===== MATERIAL SHOWN =====
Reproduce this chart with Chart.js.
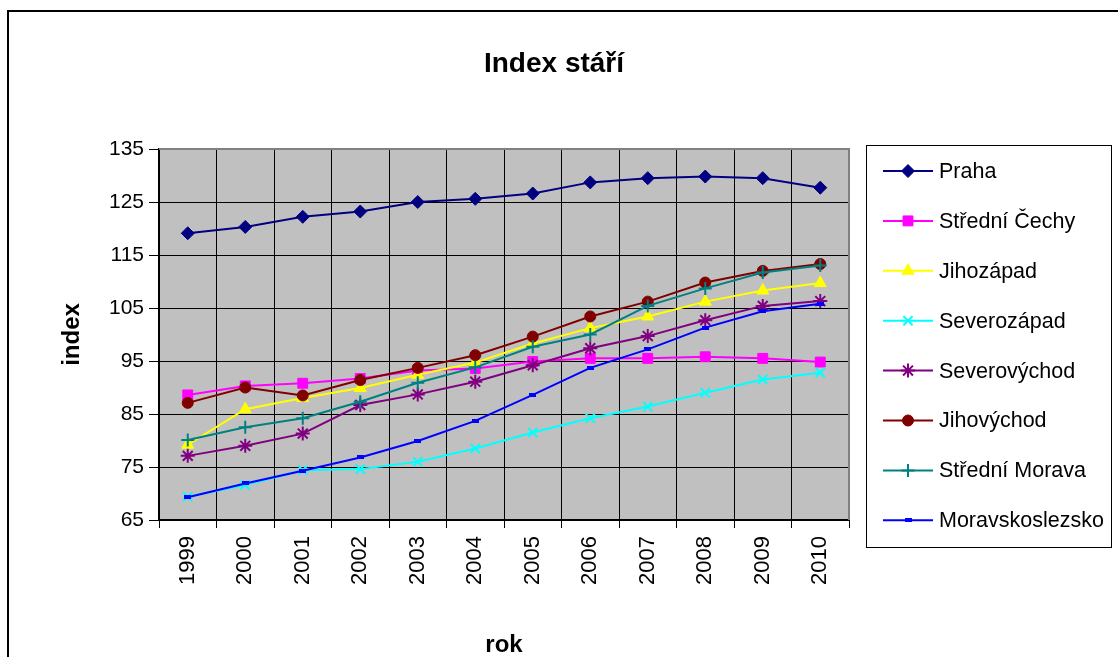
<!DOCTYPE html>
<html>
<head>
<meta charset="utf-8">
<script src="https://cdn.jsdelivr.net/npm/chart.js@4/dist/chart.umd.min.js"></script>
<style>
  html, body { margin: 0; padding: 0; background: #fff; }
  #wrap { position: relative; width: 1118px; height: 657px; }
</style>
</head>
<body>
<div id="wrap"><canvas id="c" width="1118" height="657"></canvas></div>
<script>
const years = ['1999','2000','2001','2002','2003','2004','2005','2006','2007','2008','2009','2010'];
const seriesNames = ['Praha','Střední Čechy','Jihozápad','Severozápad','Severovýchod','Jihovýchod','Střední Morava','Moravskoslezsko'];
const praha          = [119.1,120.3,122.2,123.2,125.0,125.6,126.6,128.7,129.5,129.8,129.5,127.7];
const stredniCechy   = [88.6,90.3,90.8,91.7,93.2,93.6,94.9,95.5,95.5,95.8,95.5,94.8];
const jihozapad      = [79.2,85.9,88.0,89.9,92.4,94.7,98.3,101.2,103.4,106.2,108.3,109.7];
const severozapad    = [69.4,71.6,74.4,74.6,76.0,78.5,81.5,84.2,86.4,89.0,91.5,92.8];
const severovychod   = [77.1,79.0,81.3,86.7,88.7,91.1,94.2,97.4,99.7,102.7,105.4,106.3];
const jihovychod     = [87.1,90.0,88.5,91.4,93.7,96.1,99.6,103.4,106.2,109.8,112.0,113.3];
const stredniMorava  = [80.1,82.5,84.2,87.3,90.9,93.8,97.7,100.0,105.4,108.7,111.7,113.0];
const moravskoslezsko= [69.3,71.9,74.3,76.8,79.9,83.7,88.6,93.7,97.2,101.3,104.4,105.8];
const yTicks = [65,75,85,95,105,115,125,135];
const titleText = 'Index stáří';
const xTitle = 'rok';
const yTitle = 'index';

const FONT = 'Arial, "Liberation Sans", sans-serif';

// small dash marker for Moravskoslezsko
const dash = document.createElement('canvas');
dash.width = 7; dash.height = 4;
(function(){ const g = dash.getContext('2d'); g.fillStyle = '#0000FF'; g.fillRect(0,0,7,4); })();

const styles = [
  {color:'#000080', pointStyle:'rectRot', radius:6.5, bw:1},
  {color:'#FF00FF', pointStyle:'rect', radius:7, bw:1},
  {color:'#FFFF00', pointStyle:'triangle', radius:7, bw:1},
  {color:'#00FFFF', pointStyle:'crossRot', radius:6.5, bw:2},
  {color:'#800080', pointStyle:'star', radius:7, bw:2},
  {color:'#800000', pointStyle:'circle', radius:5.5, bw:1},
  {color:'#008080', pointStyle:'cross', radius:6.5, bw:2},
  {color:'#0000FF', pointStyle:dash, radius:4, bw:1}
];
const values = [praha, stredniCechy, jihozapad, severozapad, severovychod, jihovychod, stredniMorava, moravskoslezsko];

const datasets = values.map((v, i) => ({
  label: seriesNames[i],
  data: v,
  borderColor: styles[i].color,
  backgroundColor: styles[i].color,
  pointBackgroundColor: styles[i].color,
  pointBorderColor: styles[i].color,
  pointStyle: styles[i].pointStyle,
  pointRadius: styles[i].radius,
  pointBorderWidth: styles[i].bw,
  borderWidth: 2,
  tension: 0,
  fill: false,
  order: -i
}));

const decor = {
  id: 'decor',
  beforeDraw(chart) {
    const ctx = chart.ctx, a = chart.chartArea;
    ctx.save();
    ctx.fillStyle = '#fff';
    ctx.fillRect(0, 0, chart.width, chart.height);
    ctx.strokeStyle = '#000';
    ctx.lineWidth = 2;
    ctx.strokeRect(8, 11, 1200, 800);
    ctx.fillStyle = '#C0C0C0';
    ctx.fillRect(a.left, a.top, a.right - a.left, a.bottom - a.top);
    ctx.restore();
  },
  afterDatasetsDraw(chart) {
    const ctx = chart.ctx, a = chart.chartArea;
    ctx.save();
    ctx.strokeStyle = '#808080';
    ctx.lineWidth = 2;
    ctx.beginPath();
    ctx.moveTo(a.left, a.top); ctx.lineTo(a.right, a.top); ctx.lineTo(a.right, a.bottom);
    ctx.stroke();
    ctx.restore();
  },
  afterDraw(chart) {
    const ctx = chart.ctx;
    ctx.save();
    // title
    ctx.fillStyle = '#000';
    ctx.font = 'bold 28px ' + FONT;
    ctx.textAlign = 'center';
    ctx.textBaseline = 'middle';
    ctx.fillText(titleText, 554, 64);
    // legend
    ctx.strokeStyle = '#000';
    ctx.lineWidth = 1;
    ctx.strokeRect(866.5, 145.5, 245, 402);
    ctx.font = '21.5px ' + FONT;
    ctx.textAlign = 'left';
    const dsets = chart.data.datasets;
    for (let i = 0; i < dsets.length; i++) {
      const y = 171 + i * 49.9;
      const d = dsets[i];
      ctx.strokeStyle = d.borderColor;
      ctx.lineWidth = 2;
      ctx.beginPath();
      ctx.moveTo(883, y); ctx.lineTo(933, y);
      ctx.stroke();
      ctx.fillStyle = d.pointBackgroundColor;
      ctx.strokeStyle = d.pointBorderColor;
      ctx.lineWidth = d.pointBorderWidth;
      Chart.helpers.drawPoint(ctx, {pointStyle: d.pointStyle, radius: d.pointRadius, rotation: 0, borderWidth: d.pointBorderWidth}, 908, y);
      ctx.fillStyle = '#000';
      ctx.fillText(d.label, 939, y + 1);
    }
    ctx.restore();
  }
};

new Chart(document.getElementById('c'), {
  type: 'line',
  data: { labels: years, datasets },
  plugins: [decor],
  options: {
    responsive: false,
    animation: false,
    layout: { padding: { top: 149, right: 269, left: 0, bottom: 0 } },
    plugins: { legend: { display: false }, tooltip: { enabled: false }, title: { display: false } },
    scales: {
      x: {
        offset: true,
        grid: { offset: true, color: '#000', lineWidth: 1, drawTicks: true, tickLength: 8, tickColor: '#000' },
        border: { color: '#000', width: 2 },
        ticks: { font: { family: FONT, size: 22 }, color: '#000', minRotation: 90, maxRotation: 90, padding: 8, autoSkip: false },
        title: { display: true, text: xTitle, font: { family: FONT, size: 24, weight: 'bold', lineHeight: 1.0 }, color: '#000', padding: { top: 0, bottom: 0 } },
        afterFit(s) { s.height = 137; }
      },
      y: {
        min: 65, max: 135,
        afterBuildTicks(s) { s.ticks = yTicks.map(v => ({ value: v })); },
        grid: { color: '#000', lineWidth: 1, drawTicks: true, tickLength: 10, tickColor: '#000' },
        border: { color: '#000', width: 2 },
        ticks: { font: { family: FONT, size: 21 }, color: '#000', padding: 5 },
        title: { display: true, text: yTitle, font: { family: FONT, size: 24, weight: 'bold', lineHeight: 1.2 }, color: '#000', padding: { top: 58, bottom: 0 } },
        afterFit(s) { s.width = 159; }
      }
    }
  }
});
</script>
</body>
</html>
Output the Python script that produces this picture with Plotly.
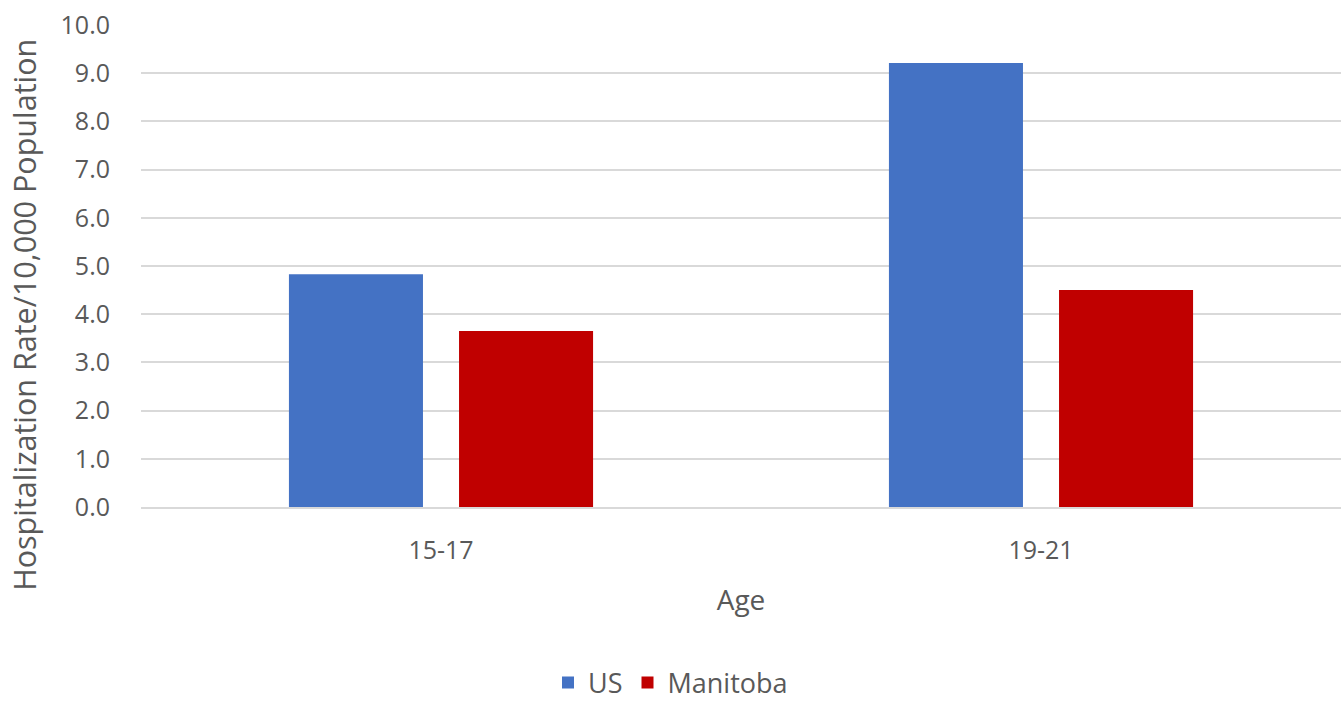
import plotly.graph_objects as go

# Hospitalization rate per 10,000 population by age group
age_groups = ["15-17", "19-21"]
us_rate = [4.83, 9.21]
manitoba_rate = [3.65, 4.50]
y_ticks = [0, 1, 2, 3, 4, 5, 6, 7, 8, 9, 10]

FONT = "Open Sans"
TEXT_GRAY = "#595959"
GRID_GRAY = "#d9d9d9"

fig = go.Figure()
fig.add_trace(go.Bar(name="US", x=age_groups, y=us_rate,
                     marker=dict(color="#4472c4", line=dict(width=0))))
fig.add_trace(go.Bar(name="Manitoba", x=age_groups, y=manitoba_rate,
                     marker=dict(color="#c00000", line=dict(width=0))))

fig.update_layout(
    width=1341, height=702,
    margin=dict(l=141, r=0, t=25, b=195),
    paper_bgcolor="white", plot_bgcolor="white",
    barmode="group", bargap=0.433, bargroupgap=0.212,
    font=dict(family=FONT, color=TEXT_GRAY, size=25),
    showlegend=True,
    legend=dict(orientation="h", xref="container", yref="container",
                x=0.5, xanchor="center", y=0.062, yanchor="top",
                font=dict(size=27, color=TEXT_GRAY),
                itemsizing="constant", itemwidth=30, traceorder="normal"),
)

fig.update_xaxes(
    showgrid=False, showline=True, linecolor=GRID_GRAY, linewidth=2,
    ticks="", ticklabelstandoff=20,
    tickfont=dict(size=25, color=TEXT_GRAY),
    title=dict(text="Age", font=dict(size=28, color=TEXT_GRAY), standoff=25),
)
fig.update_yaxes(
    range=[0, 10], tickvals=y_ticks,
    ticktext=[f"{v:.1f}" for v in y_ticks],
    showgrid=True, gridcolor=GRID_GRAY, gridwidth=2,
    zeroline=False, showline=False, ticks="", ticklabelstandoff=30,
    tickfont=dict(size=25, color=TEXT_GRAY),
)

fig.add_annotation(
    text="Hospitalization Rate/10,000 Population",
    xref="paper", yref="paper", x=-0.097, y=0.398,
    xanchor="center", yanchor="middle", textangle=-90, showarrow=False,
    font=dict(size=30.5, color=TEXT_GRAY, family=FONT),
)

fig.write_html("out.html")
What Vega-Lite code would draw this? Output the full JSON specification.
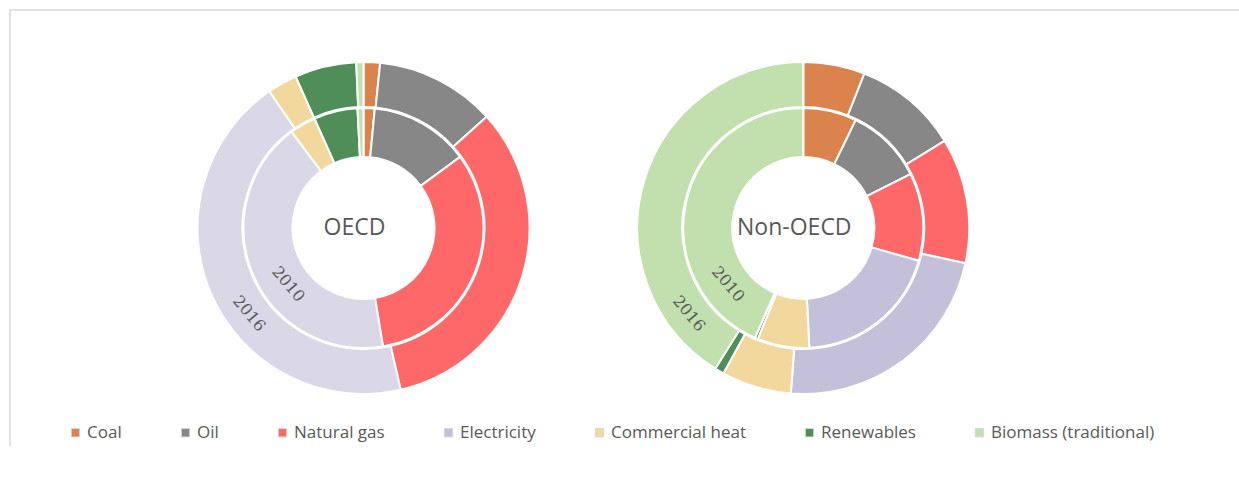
{
  "$schema": "https://vega.github.io/schema/vega-lite/v6.json",
  "width": 1240,
  "height": 436,
  "padding": {"left": 10, "top": 10, "right": 0, "bottom": 0},
  "autosize": "none",
  "background": "white",
  "config": {
    "view": {"stroke": "#e2e2e2", "strokeWidth": 2, "strokeDash": [1676, 1240, 436, 1]}
  },
  "datasets": {
    "energy": [
      {"region": "OECD", "year": "2010", "source": "Coal", "order": 1, "share": 1.5},
      {"region": "OECD", "year": "2010", "source": "Oil", "order": 2, "share": 13.4},
      {"region": "OECD", "year": "2010", "source": "Natural gas", "order": 3, "share": 32.5},
      {"region": "OECD", "year": "2010", "source": "Electricity", "order": 4, "share": 42.4},
      {"region": "OECD", "year": "2010", "source": "Commercial heat", "order": 5, "share": 3.5},
      {"region": "OECD", "year": "2010", "source": "Renewables", "order": 6, "share": 5.9},
      {"region": "OECD", "year": "2010", "source": "Biomass (traditional)", "order": 7, "share": 0.8},
      {"region": "OECD", "year": "2016", "source": "Coal", "order": 1, "share": 1.6},
      {"region": "OECD", "year": "2016", "source": "Oil", "order": 2, "share": 11.7},
      {"region": "OECD", "year": "2016", "source": "Natural gas", "order": 3, "share": 33.1},
      {"region": "OECD", "year": "2016", "source": "Electricity", "order": 4, "share": 44.0},
      {"region": "OECD", "year": "2016", "source": "Commercial heat", "order": 5, "share": 2.9},
      {"region": "OECD", "year": "2016", "source": "Renewables", "order": 6, "share": 6.0},
      {"region": "OECD", "year": "2016", "source": "Biomass (traditional)", "order": 7, "share": 0.7},
      {"region": "Non-OECD", "year": "2010", "source": "Coal", "order": 1, "share": 7.2},
      {"region": "Non-OECD", "year": "2010", "source": "Oil", "order": 2, "share": 10.4},
      {"region": "Non-OECD", "year": "2010", "source": "Natural gas", "order": 3, "share": 11.8},
      {"region": "Non-OECD", "year": "2010", "source": "Electricity", "order": 4, "share": 19.8},
      {"region": "Non-OECD", "year": "2010", "source": "Commercial heat", "order": 5, "share": 7.0},
      {"region": "Non-OECD", "year": "2010", "source": "Renewables", "order": 6, "share": 0.4},
      {"region": "Non-OECD", "year": "2010", "source": "Biomass (traditional)", "order": 7, "share": 43.4},
      {"region": "Non-OECD", "year": "2016", "source": "Coal", "order": 1, "share": 6.0},
      {"region": "Non-OECD", "year": "2016", "source": "Oil", "order": 2, "share": 10.2},
      {"region": "Non-OECD", "year": "2016", "source": "Natural gas", "order": 3, "share": 12.2},
      {"region": "Non-OECD", "year": "2016", "source": "Electricity", "order": 4, "share": 22.8},
      {"region": "Non-OECD", "year": "2016", "source": "Commercial heat", "order": 5, "share": 6.8},
      {"region": "Non-OECD", "year": "2016", "source": "Renewables", "order": 6, "share": 0.9},
      {"region": "Non-OECD", "year": "2016", "source": "Biomass (traditional)", "order": 7, "share": 41.1}
    ],
    "labels": [
      {"region": "OECD", "year": "2010"},
      {"region": "OECD", "year": "2016"},
      {"region": "Non-OECD", "year": "2010"},
      {"region": "Non-OECD", "year": "2016"}
    ]
  },
  "layer": [
    {
      "data": {"name": "energy"},
      "transform": [
        {"filter": "datum.year === '2010'"},
        {"stack": "share", "groupby": ["region"], "sort": [{"field": "order"}], "as": ["s0", "s1"]}
      ],
      "mark": {"type": "arc", "radius": 120, "radius2": 71, "stroke": "white", "strokeWidth": 2},
      "encoding": {
        "x": {"field": "region", "type": "nominal", "scale": {"type": "point", "domain": ["OECD", "Non-OECD"], "range": [353.5, 793.3], "padding": 0}, "axis": null},
        "theta": {"field": "s0", "type": "quantitative", "scale": {"domain": [0, 100]}},
        "theta2": {"field": "s1"},
        "color": {
          "field": "source", "type": "nominal",
          "scale": {
            "domain": ["Coal", "Oil", "Natural gas", "Electricity", "Commercial heat", "Renewables", "Biomass (traditional)"],
            "range": ["#DB834D", "#878787", "#FF6868", "#C5C0D9", "#F2D89D", "#4F8E59", "#C2E0AE"]
          },
          "legend": {
            "orient": "none", "legendX": 57, "legendY": 414, "direction": "horizontal", "columns": 7,
            "title": null, "padding": 0, "labelFont": "Open Sans", "labelFontSize": 17, "labelColor": "#595959",
            "labelLimit": 400,
            "symbolType": "square", "symbolSize": 70, "symbolStrokeColor": "#d6d6d6", "symbolStrokeWidth": 1,
            "columnPadding": 55, "labelOffset": 3
          }
        },
        "opacity": {"condition": {"test": "datum.region === 'OECD' && datum.source === 'Electricity'", "value": 0.62}, "value": 1}
      }
    },
    {
      "data": {"name": "energy"},
      "transform": [
        {"filter": "datum.year === '2016'"},
        {"stack": "share", "groupby": ["region"], "sort": [{"field": "order"}], "as": ["s0", "s1"]}
      ],
      "mark": {"type": "arc", "radius": 166, "radius2": 121, "stroke": "white", "strokeWidth": 2},
      "encoding": {
        "x": {"field": "region", "type": "nominal"},
        "theta": {"field": "s0", "type": "quantitative"},
        "theta2": {"field": "s1"},
        "color": {"field": "source", "type": "nominal"},
        "opacity": {"condition": {"test": "datum.region === 'OECD' && datum.source === 'Electricity'", "value": 0.62}, "value": 1}
      }
    },
    {
      "data": {"name": "labels"},
      "transform": [{"filter": "datum.year === '2010'"}],
      "mark": {"type": "text", "font": "Open Sans", "fontSize": 23, "color": "#595959", "dx": -9, "align": "center", "baseline": "middle"},
      "encoding": {
        "x": {"field": "region", "type": "nominal"},
        "text": {"field": "region"}
      }
    },
    {
      "data": {"name": "labels"},
      "transform": [{"filter": "datum.year === '2010'"}],
      "mark": {"type": "text", "font": "DejaVu Serif", "fontSize": 16, "color": "#595959", "align": "center", "baseline": "middle", "angle": 50, "theta": 4.07, "radius": 94},
      "encoding": {
        "x": {"field": "region", "type": "nominal"},
        "text": {"field": "year"}
      }
    },
    {
      "data": {"name": "labels"},
      "transform": [{"filter": "datum.year === '2016'"}],
      "mark": {"type": "text", "font": "DejaVu Serif", "fontSize": 16, "color": "#595959", "align": "center", "baseline": "middle", "angle": 50, "theta": 4.07, "radius": 143},
      "encoding": {
        "x": {"field": "region", "type": "nominal"},
        "text": {"field": "year"}
      }
    }
  ]
}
=====
EXERCISE REQUIREMENTS: Give again, please, precisely the lines that begin the records and run through the line with "g = dash.getContext('2d');" in it, keeping both end lines and dropping any pictures.

RESPONSE TO THIS TASK:
Reproduce this chart with Chart.js.
<!DOCTYPE html>
<html>
<head>
<meta charset="utf-8">
<script src="https://cdn.jsdelivr.net/npm/chart.js@4/dist/chart.umd.min.js"></script>
<style>
  html, body { margin: 0; padding: 0; background: #fff; }
  #wrap { position: relative; width: 1118px; height: 657px; }
</style>
</head>
<body>
<div id="wrap"><canvas id="c" width="1118" height="657"></canvas></div>
<script>
const years = ['1999','2000','2001','2002','2003','2004','2005','2006','2007','2008','2009','2010'];
const seriesNames = ['Praha','Střední Čechy','Jihozápad','Severozápad','Severovýchod','Jihovýchod','Střední Morava','Moravskoslezsko'];
const praha          = [119.1,120.3,122.2,123.2,125.0,125.6,126.6,128.7,129.5,129.8,129.5,127.7];
const stredniCechy   = [88.6,90.3,90.8,91.7,93.2,93.6,94.9,95.5,95.5,95.8,95.5,94.8];
const jihozapad      = [79.2,85.9,88.0,89.9,92.4,94.7,98.3,101.2,103.4,106.2,108.3,109.7];
const severozapad    = [69.4,71.6,74.4,74.6,76.0,78.5,81.5,84.2,86.4,89.0,91.5,92.8];
const severovychod   = [77.1,79.0,81.3,86.7,88.7,91.1,94.2,97.4,99.7,102.7,105.4,106.3];
const jihovychod     = [87.1,90.0,88.5,91.4,93.7,96.1,99.6,103.4,106.2,109.8,112.0,113.3];
const stredniMorava  = [80.1,82.5,84.2,87.3,90.9,93.8,97.7,100.0,105.4,108.7,111.7,113.0];
const moravskoslezsko= [69.3,71.9,74.3,76.8,79.9,83.7,88.6,93.7,97.2,101.3,104.4,105.8];
const yTicks = [65,75,85,95,105,115,125,135];
const titleText = 'Index stáří';
const xTitle = 'rok';
const yTitle = 'index';

const FONT = 'Arial, "Liberation Sans", sans-serif';

// small dash marker for Moravskoslezsko
const dash = document.createElement('canvas');
dash.width = 7; dash.height = 4;
(function(){ const g = dash.getContext('2d'); g.fillStyle = '#0000FF'; g.fillRect(0,0,7,4); })();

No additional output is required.